For those who consider musical theater as necessary for survival as unpolluted air, clean water, and a well-priced Shiraz, there's a new company in town dedicated solely to producing this kind of fare. And based on its first production, A Grand Night for Singing, Kalliope Stage is going to be a mandatory addition to the entertainment schedule. Tucked into a tiny storefront on Lee Road across from Heights High, Kalliope provides three rows of up-close seating so an audience can experience the full melodic impact and, perhaps, check out the singers' adenoids in the process.
A Grand Night for Singing is a collection of songs penned by Richard Rodgers and Oscar Hammerstein for hit Broadway shows including Carousel, South Pacific, The King and I, and Oklahoma! In this production, directed with style and wit by Paul F. Gurgol, the time is the late 1940s, and the songs are loosely arranged by the four seasons, from the initial stirrings of amour in Spring ("Hello, Young Lovers") to the reflective repose of Winter ("I Have Dreamed").

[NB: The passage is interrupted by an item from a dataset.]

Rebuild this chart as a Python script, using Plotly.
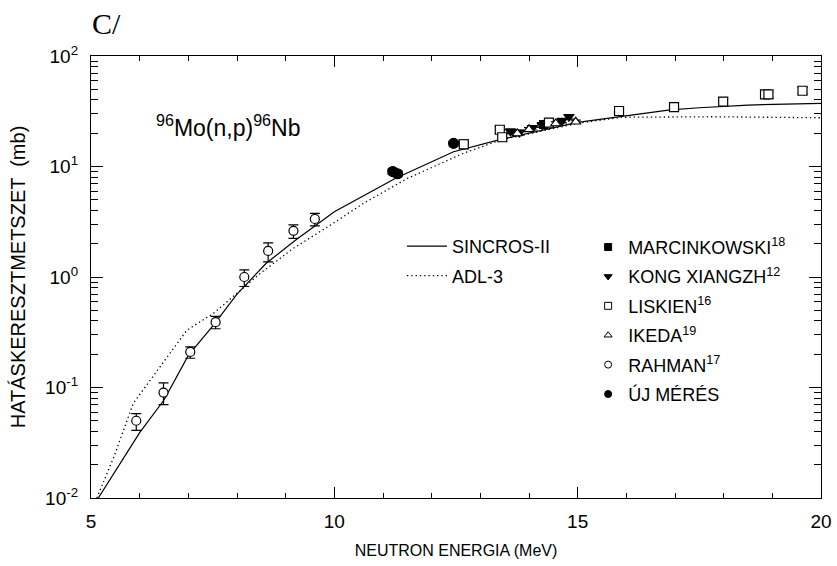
import plotly.graph_objects as go

# --- model curves ---
sincros_E = [5.15, 6.0, 6.5, 7.0, 7.5, 8.0, 8.6, 9.2, 10.0, 11.25, 12.45, 13.42, 15.0, 16.9, 17.5, 18.5, 20.0]
sincros_s = [0.01, 0.039, 0.077, 0.195, 0.36, 0.70, 1.33, 2.15, 3.9, 7.8, 13.6, 17.6, 25.1, 32.5, 34.0, 36.0, 37.3]

adl_E = [5.12, 5.46, 5.87, 6.42, 6.97, 7.52, 8.0, 8.48, 9.16, 9.92, 10.6, 11.5, 12.66, 13.42, 15.0, 15.9, 17.8, 20.0]
adl_s = [0.01, 0.023, 0.072, 0.155, 0.33, 0.47, 0.71, 1.08, 1.82, 2.95, 4.64, 7.8, 13.2, 17.4, 24.6, 27.9, 28.2, 27.6]

# --- experimental data ---
marc_E = [14.3]
marc_s = [24.0]
marc_err = [1.0]

kong_E = [13.62, 13.80, 14.07, 14.27, 14.68, 14.82]
kong_s = [20.8, 20.3, 22.4, 23.7, 26.0, 28.2]
kong_err = [1.0, 1.0, 1.0, 1.1, 1.2, 1.3]

lisk_E = [12.66, 13.40, 13.45, 14.41, 15.85, 16.98, 17.99, 18.85, 18.92, 19.62]
lisk_s = [15.9, 21.5, 18.4, 24.9, 31.8, 34.5, 38.6, 45.0, 45.0, 48.5]
lisk_err = [1.5, 1.6, 1.5, 1.8, 2.6, 2.8, 3.0, 3.2, 3.2, 3.4]

ikeda_E = [13.76, 14.0, 14.55, 14.96]
ikeda_s = [19.9, 21.7, 24.5, 25.4]
ikeda_err = [0.8, 0.8, 0.9, 0.9]

rahman_E = [5.93, 6.49, 7.04, 7.56, 8.15, 8.64, 9.16, 9.60]
rahman_s = [0.050, 0.090, 0.21, 0.39, 1.0, 1.72, 2.62, 3.35]
rahman_errp = [0.008, 0.02, 0.023, 0.05, 0.16, 0.32, 0.34, 0.42]
rahman_errm = [0.009, 0.02, 0.026, 0.05, 0.18, 0.35, 0.38, 0.45]

uj_E = [11.2, 11.3, 12.45]
uj_s = [9.0, 8.6, 16.2]
uj_err = [0.5, 0.5, 0.8]

y_tickvals = [0.01, 0.1, 1, 10, 100]
y_ticktext = ["10<sup>-2</sup>", "10<sup>-1</sup>", "10<sup>0</sup>", "10<sup>1</sup>", "10<sup>2</sup>"]
x_tickvals = [5, 10, 15, 20]

FONT = "Liberation Sans, Arial, Helvetica, sans-serif"
BLK = "black"

fig = go.Figure()

fig.add_trace(go.Scatter(x=sincros_E, y=sincros_s, mode="lines", name="SINCROS-II",
                         line=dict(color=BLK, width=1.2), legend="legend", legendgroup="a"))
fig.add_trace(go.Scatter(x=adl_E, y=adl_s, mode="lines", name="ADL-3",
                         line=dict(color=BLK, width=1.3, dash="1.3px,3px"), legend="legend", legendgroup="b"))

def pts(E, s, ep, em, sym, filled, size, name, grp):
    fill = BLK if filled else "white"
    fig.add_trace(go.Scatter(
        x=E, y=s, mode="markers", showlegend=False,
        marker=dict(symbol=sym, size=size, color=fill, line=dict(color=BLK, width=1.2)),
        error_y=dict(type="data", array=ep, arrayminus=em, color=BLK, thickness=1.2, width=5),
    ))
    fig.add_trace(go.Scatter(
        x=[None], y=[None], mode="markers", name=name, legend="legend2", legendgroup=grp,
        marker=dict(symbol=sym, size=7, color=fill, line=dict(color=BLK, width=1)),
    ))

pts(marc_E, marc_s, marc_err, marc_err, "square", True, 8, "MARCINKOWSKI<sup>18</sup>", "g1")
pts(kong_E, kong_s, kong_err, kong_err, "triangle-down", True, 9, "KONG XIANGZH<sup>12</sup>", "g2")
pts(lisk_E, lisk_s, lisk_err, lisk_err, "square", False, 9, "LISKIEN<sup>16</sup>", "g3")
pts(ikeda_E, ikeda_s, ikeda_err, ikeda_err, "triangle-up", False, 9, "IKEDA<sup>19</sup>", "g4")
pts(rahman_E, rahman_s, rahman_errp, rahman_errm, "circle", False, 9, "RAHMAN<sup>17</sup>", "g5")
pts(uj_E, uj_s, uj_err, uj_err, "circle", True, 10, "ÚJ MÉRÉS", "g6")

fig.update_layout(
    width=837, height=566,
    margin=dict(l=91, r=16, t=56, b=68),
    paper_bgcolor="white", plot_bgcolor="white",
    font=dict(family=FONT, color=BLK, size=18),
    showlegend=True,
    legend=dict(x=0.426, y=0.611, xanchor="left", yanchor="top", bgcolor="rgba(0,0,0,0)",
                font=dict(size=18, family=FONT), tracegroupgap=3, itemwidth=40),
    legend2=dict(x=0.681, y=0.609, xanchor="left", yanchor="top", bgcolor="rgba(0,0,0,0)",
                 font=dict(size=18, family=FONT), tracegroupgap=3),
    xaxis=dict(range=[5, 20], tickvals=x_tickvals, ticks="inside", ticklen=11, tickwidth=1.3,
               tickcolor=BLK, showline=True, linecolor=BLK, linewidth=1.3, mirror="ticks",
               showgrid=False, zeroline=False, tickfont=dict(size=19, family=FONT),
               automargin=False, ticklabelstandoff=6,
               minor=dict(dtick=1, ticks="inside", ticklen=5, tickwidth=1.1, tickcolor=BLK, showgrid=False),
               title=dict(text="NEUTRON ENERGIA (MeV)", font=dict(size=16, family=FONT), standoff=13)),
    yaxis=dict(type="log", range=[-2, 2], tickvals=y_tickvals, ticktext=y_ticktext, ticks="inside", ticklen=12,
               tickwidth=1.3, tickcolor=BLK, showline=True, linecolor=BLK, linewidth=1.3, mirror="ticks",
               showgrid=False, zeroline=False, tickfont=dict(size=19, family=FONT),
               automargin=False, ticklabelstandoff=8,
               minor=dict(dtick="D1", ticks="inside", ticklen=7, tickwidth=1.1, tickcolor=BLK, showgrid=False),
               title=dict(text="HATÁSKERESZTMETSZET \u00a0(mb)", font=dict(size=20, family=FONT), standoff=14)),
)

fig.add_annotation(text="<sup>96</sup>Mo(n,p)<sup>96</sup>Nb", xref="paper", yref="paper",
                   x=0.086, y=0.841, xanchor="left", yanchor="middle", showarrow=False,
                   font=dict(size=23, family=FONT, color=BLK))
fig.add_annotation(text="C/", xref="paper", yref="paper", x=-0.002, y=1.074, xanchor="left",
                   yanchor="middle", showarrow=False,
                   font=dict(size=30, family="Liberation Serif, Times New Roman, serif", color=BLK))

# remove the browser's default 8px body margin so the 837x566 figure fills the window exactly
fig.write_html("out.html", config={"displayModeBar": False},
               post_script="document.body.style.margin='0px';")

But the real stars of Kalliope's maiden musical voyage are the five performers, who explore every nuance of these time-honored songs with their exceptional vocal talents, whether performing solo or together, backed by simple piano accompaniment. The three women in the cast are gifted singers, with elegant Joan Ellison (who is the music director) possessing the best pipes. Her heartfelt rendition of "Something Wonderful" is, well, something wonderful. Blond spitfire Lisa Spinelli flashes sly winks and sexy smiles in "I Cain't Say No," and adorable Allison Hedges beautifully evokes the tenderness of "If I Loved You." On the equally adept male side, Kalliope's executive director John Paul Boukis captures the poignancy of "Love Look Away," and constantly smiling Robert Burian delivers splendidly on "We Kiss in the Shadow."
Director Gurgol effortlessly transitions from one tune to the next and optimizes the small playing area with ever-shifting focal points. As nearly perfect as the song stylings are, there are a couple of minor glitches. There is very little onstage magnetism between the men and the women, which undercuts the flights of romance. And while the women are adorned in some stunning period costumes in Act Two, the plaid sport jacket Boukis wears in a wedding scene makes him look like a Revenge of the Nerds audition reject.
Still, this Grand Night is a gleaming treasure of musical excellence; it should not be missed by anyone who loves it when people burst into song for any damn reason they want.